Don’t be fooled by the name though. They sound like small little markers when actually they can be several megabytes in size on some types of tape.
End of Recorded Media
When reading from a tape you might encounter a condition named “End of Recorded Media”, sometimes reported as “Blank Check”. On older drives when recording completed the drive would erase a length of tape afterwards. Subsequent reading attempts would run into this length of blank tape and know they had reached the end. Modern drives encode a data pattern, similar in size to a file mark, that denotes the end of recording. Data recovery via normal means stops at this point, there is no way past and specialist recovery methods and technology need to be employed to gain access to this lost data.
Mainframe, and some midrange, systems did not rely upon the drive reporting that the end of data had been reached but relied upon their own devices. IBM systems would encode a double file mark, HP systems used a triple file mark. These patterns denoted logical end of data.
These systems will still rely on their logical mechanism for saying “that’s it”, but the drive will still do its own thing. The moment recording stops the EOD is written and that is that without professional data recovery assistance.
Variable Block Mode
Disks are typically formatted with recordable sectors each of 512 bytes. IBM for the AS/400 use 520 or 522 bytes. Tapes, of course, have to be different.
Modern tape drives can record in either fixed block of variable block mode. This is to enable them to plug into systems that have differing pedigrees.
Mainframe systems, for example IBM 380/390 and AS/400 (OK it is not a mainframe but it behaves like one), write data in chunks that were the correct size for their purpose. The label block at the start of an IBM Labelled tape was defined as being 80 bytes long, so an 80 byte block was written to the tape. Since 80 byte blocks were not a practical proposition when dealing with open real tapes the actual data was written in larger chunks limited in size only by available memory in either the system of the tape drive formatter.
Fixed Mode Recording
Smaller systems and cheaper drives tended to deal with data pretty much as they did with disk. It did not matter how big the data was it would be written out in equal sized chunks and the drives available in this market segment obliged. The early quarter inch cartridge drives would only record data in 512 byte sections. Smaller UNIX systems and PC systems have a tradition of recording in this manner still do. The only real difference between disk and tape here is that the tape block sizes for fixed mode recording have typically extended to 64KB or higher.

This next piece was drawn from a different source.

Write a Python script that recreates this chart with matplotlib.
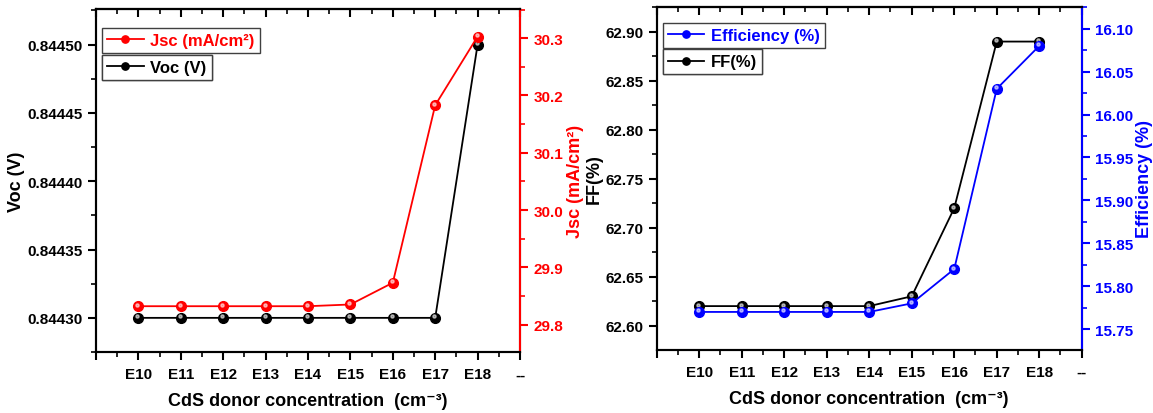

Later drives have been designed to be backwards compatible with this more primitive format and with the more expensive drives that operate in variable mode, or to be plugged in as direct replacement for these drives and so can operate as either Fixed or Variable Block recording devices.
Early drives relied on skipping file marks to position along tape, but later tape devices introduced the concept of block numbering. So each tape block has a unique number starting at 0.
This partly explains why the tape block sizes used have increased over time. The SCSI specification describes the block number using 3 bytes, a maximum of 16,777,215 blocks. With 512 byte blocks this would mean that the maximum capacity of tape would be in the region of 9GB, not very helpful if writing to an 800GB Ultrium 3 data cartridge.
Three fundamental tape storage formats have developed since the late 1980s.
Although the ground between parallel and serpentine formats has closed more recently with drives having elements of both formats.
½” open reel – AKA known as 9-track parallel
The drive records 9 tracks of data at once to the tape surface. Recording begins at the physical start of the tape (PBOT) and ends at the physical end of the tape (PEOT). This format developed from the punch card idea with the eight bit byte and a parity bit. So this is one byte at a time recording.
The capacity of these tapes is tiny by today’s standards. NRZI recording format managed a staggering 23MB at 800bpi on a 2400 foot tape. In its heyday, with a massive 6250 bits-per-inch the capacity rose to an impressive 180MB.
We are all more familiar with helical scan than we might realise. It is a technology that was developed for video recording (VHS and Video8) and sound recording (DAT).
The tape is wrapped around a cylinder that contains the read and write heads. The tape moves slowly whilst the cylinder spins quickly with each rotation allowing data to be written and then read back to check (Read-after-write).
The name Helical scan springs from the patter described by the head passing along a slowly moving tape as “describing a portion of a helix”. (it is probably a more marketable name than “diagonal data”)
Exabyte Corporation took the Sony Video8 8mm recorder, added a SCSI interface and some additional checking and came up with a 2GB data storage format which was way ahead of its rivals, albeit briefly.
HP and Sony adapted developments in the audio market with 4mm media named Digital Audio Tape, added additional error correction and came up with DDS DAT. Sony later created AIT based, an 8mm helical scan format and even one of the STK mainframe drives used this technique.
The name arises from the pattern of the recording being forward and backwards for a number of tracks, apparently a bit snake-like in character (according to some imaginative marketing person).
Early drives had a pair of recording heads, one for forwards recording and one for reverse. The drive would record forwards until Physical end-od-tape (PEOT), reverse until physical beginning-of-tape (PBOT), then re-position the heads and repeat the process. Early drives recorded 4 tracks, the latest record hundreds and overlap with the parallel formats by recording several tracks simultaneously.
Equally parallel format recording drives now records along the tape forwards and then reverse so they have become almost serpentine.
In the data recovery context there is the issue that physical damage impacts multiple places in the recording since the drive passes across each area of tape. Of course this is only an issue if the tape snaps or becomes crumpled, and there is an argument as to how likely this is compared with helical scan devices which have a much more complex tape path. We have no intention of entering the affray between exponents of each style of recording.
Tape still has a major part to play in data security and the long term archival of important information. As a data recovery specialist I see both failed hard disk drives and damaged tapes, and whilst tape recovery comes with its own set of challenges that can make it a tortuous process, seldom is a tape a complete failure and the data recovery success rate is well over 95%.